Day 3: In my head resides a list of ideas, none of which sound worth writing about today. Which means I’m coming up empty.
I’ve got nada. After two days, I’ve got nada nada nada. So much for thirty days of figuring this out.
Did you think I would give up that easily? Of course you did. Of course I didn’t.
How often do you consider the shortness of life? Do you think about what you want to accomplish in life and wonder if you’ll live long enough to do so? Or have you lived long enough that you’ve given up any sort of dreams like that?
Me, I constantly wonder about this. I constantly wonder: will I live long enough to complete the story I want to tell? Or will I die like Geoffrey Chaucer, leaving behind an unfinished story that keeps generation after generation wondering what more I had to say (of course that would require me to become even a tenth of the writer Chaucer was).

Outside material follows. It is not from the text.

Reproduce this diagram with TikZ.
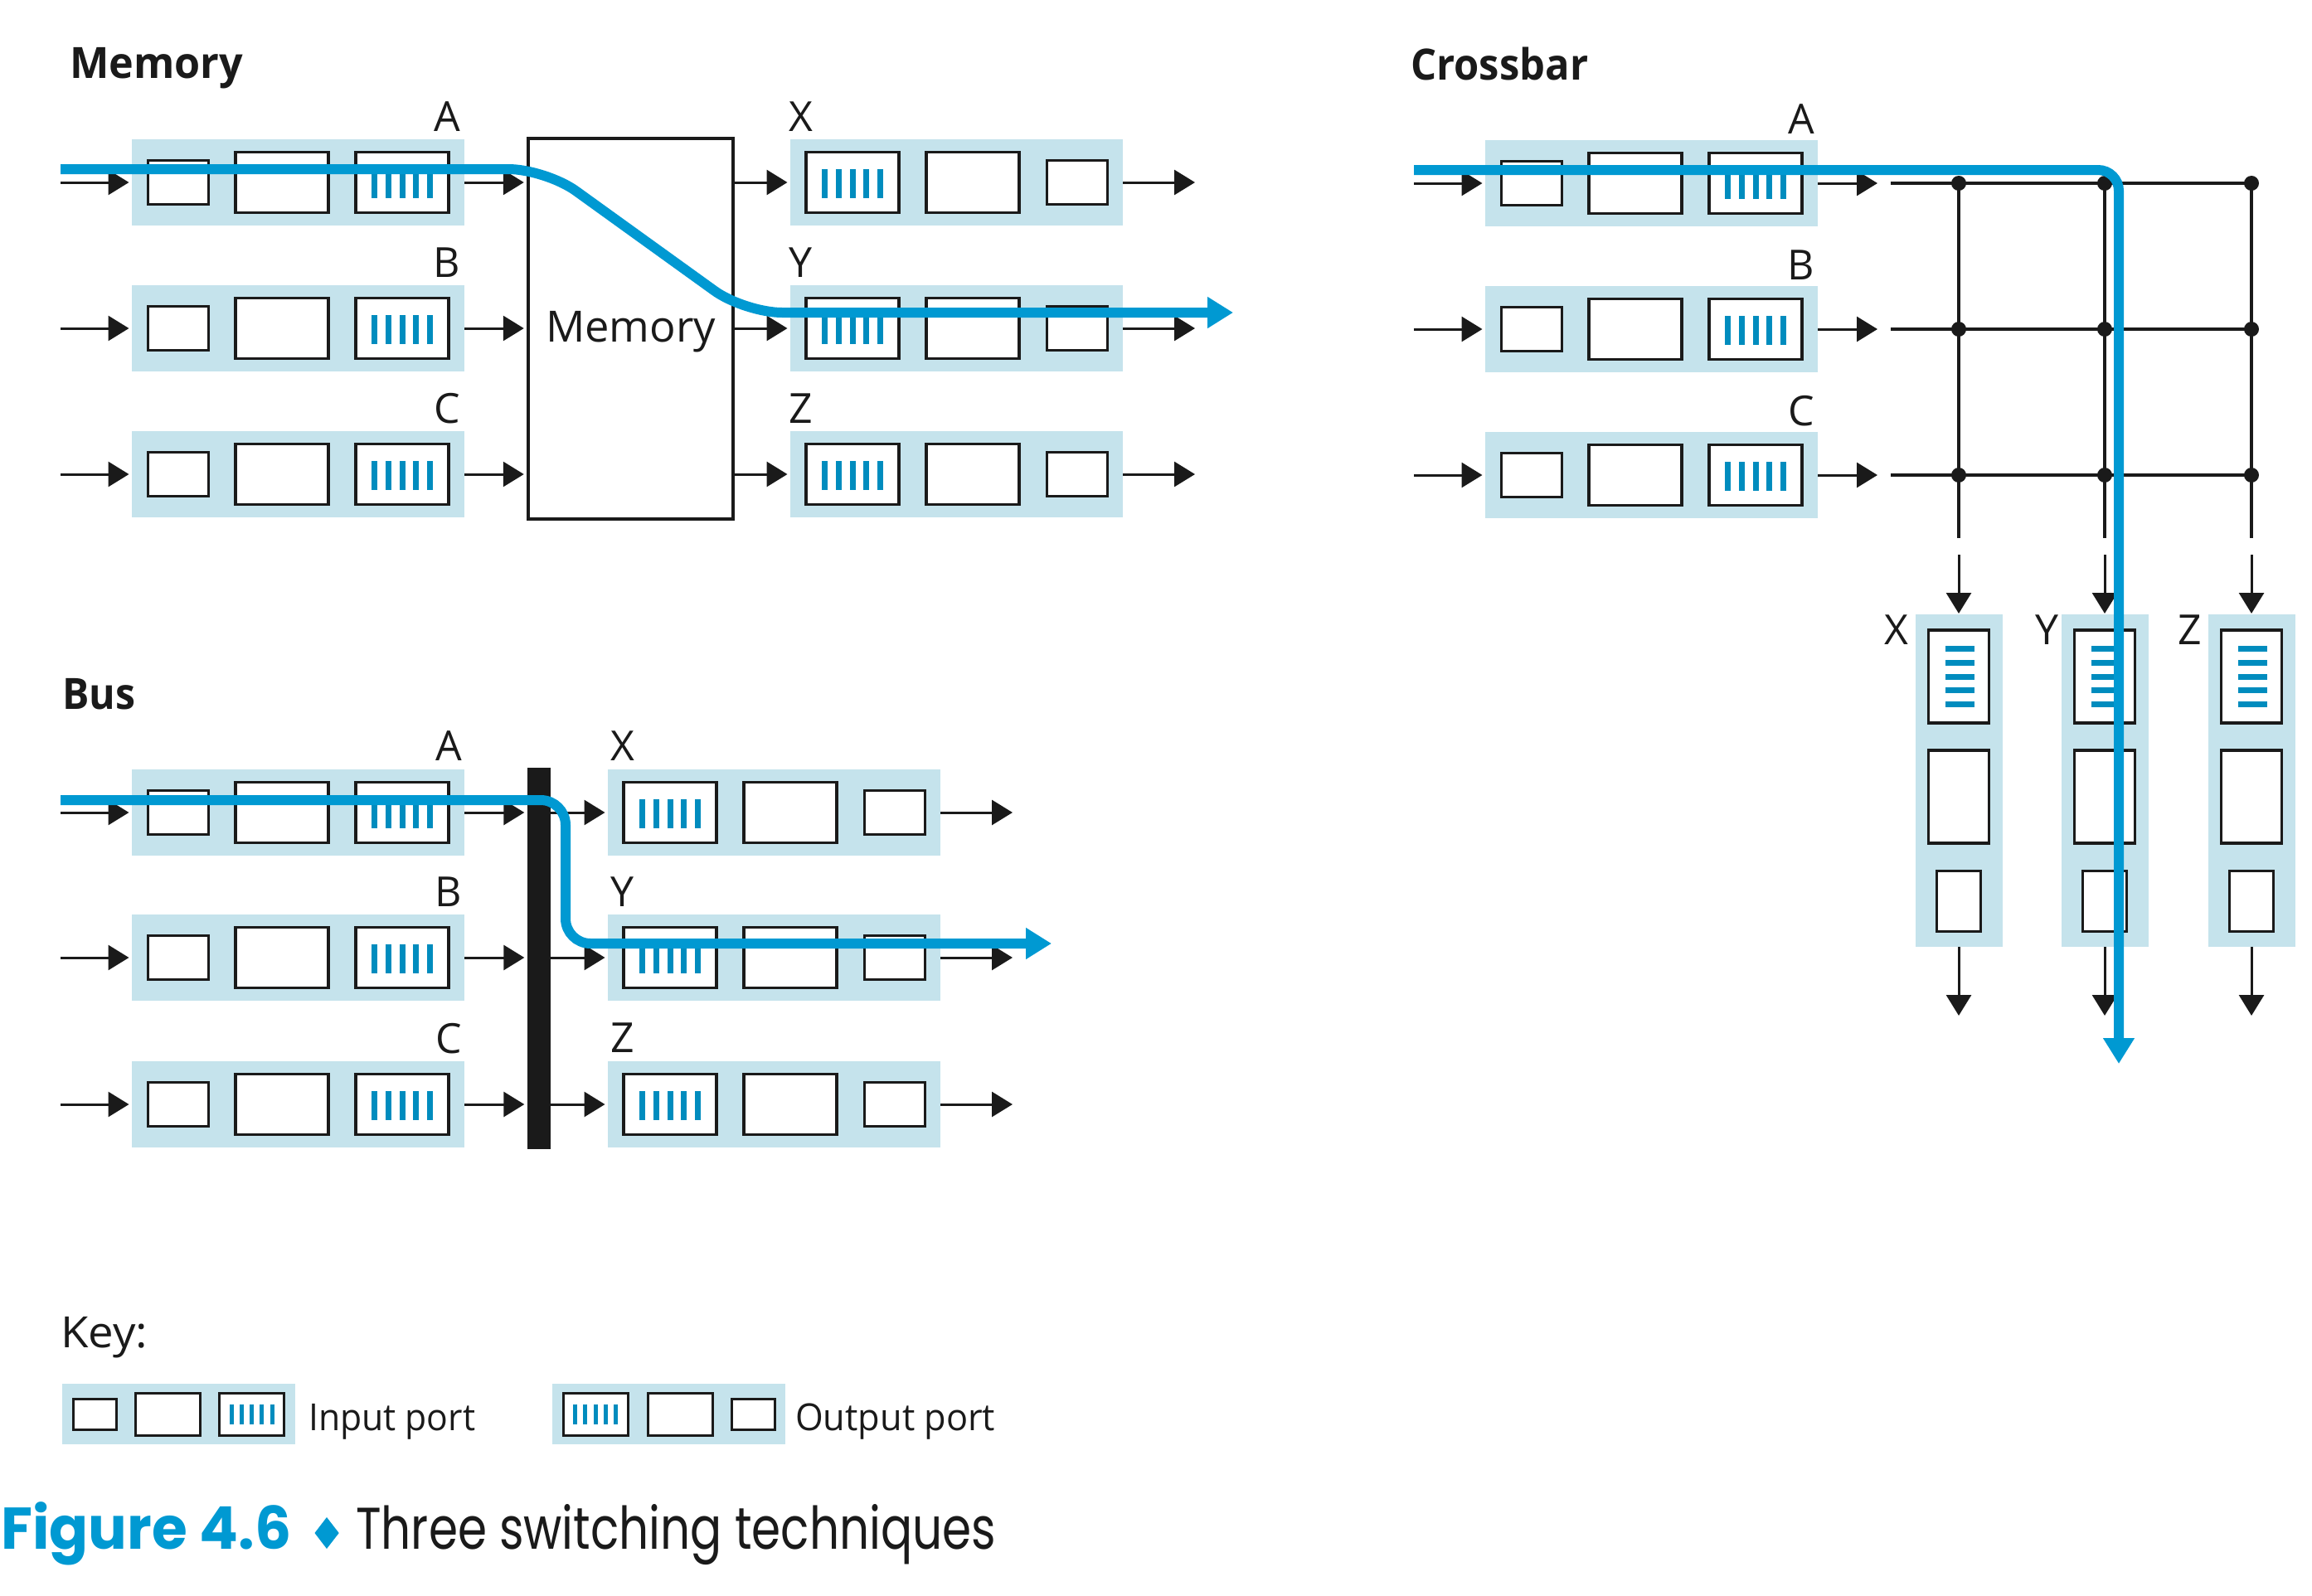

With increasing violence in the world, it leaves one wondering, will I leave behind a legacy of “his writing was about to take off?” Will I die from a heart attack ten years down the road? Will I live a great, long life that sees me build a successful writing career? Worst of all, will one of my “early death predictions” turn out to be the very way I die (whether “naturally” or person-caused)?
Now do I expect to die tomorrow or the next day? No. But I recognize the fragility of life. Each breath could be our last. Each moment ticks to death. Those words you say could be the final ones you said. I believe God knows what will happen and who it will happen to, but I believe He does not enjoy the sorrow each person must endure as we realize this life can’t last forever.
Live life to the fullest but not because of YOLO (you only live once). Live life to the fullest because you don’t know what you’ve got. Help another, love another, care for those you do. Fulfill your dreams and take a risk, get married and have kids. You only have one life to live, and you don’t know when it ends.
I think about life’s fragility and wonder when I’ll shatter. Will I be a Chaucer? Or will my gunslinger Roland live to reach that final Tower and see what resides inside? Will my Harry Potter beat his Voldemort or will my Rand al’Thor outlive me too?
You never know until you permanently know.
If once in a while I seem discouraged that my writing doesn’t go more quickly, it’s not because I’m not trying, but because I realize how big my story is (or how big I like to tell myself it is). I know what I want to say but don’t know if I can. If Father Time ends his clock or Death comes knocking at my door, I’d like to know I accomplished what I set out to do, but if not, I hope I’ve done enough.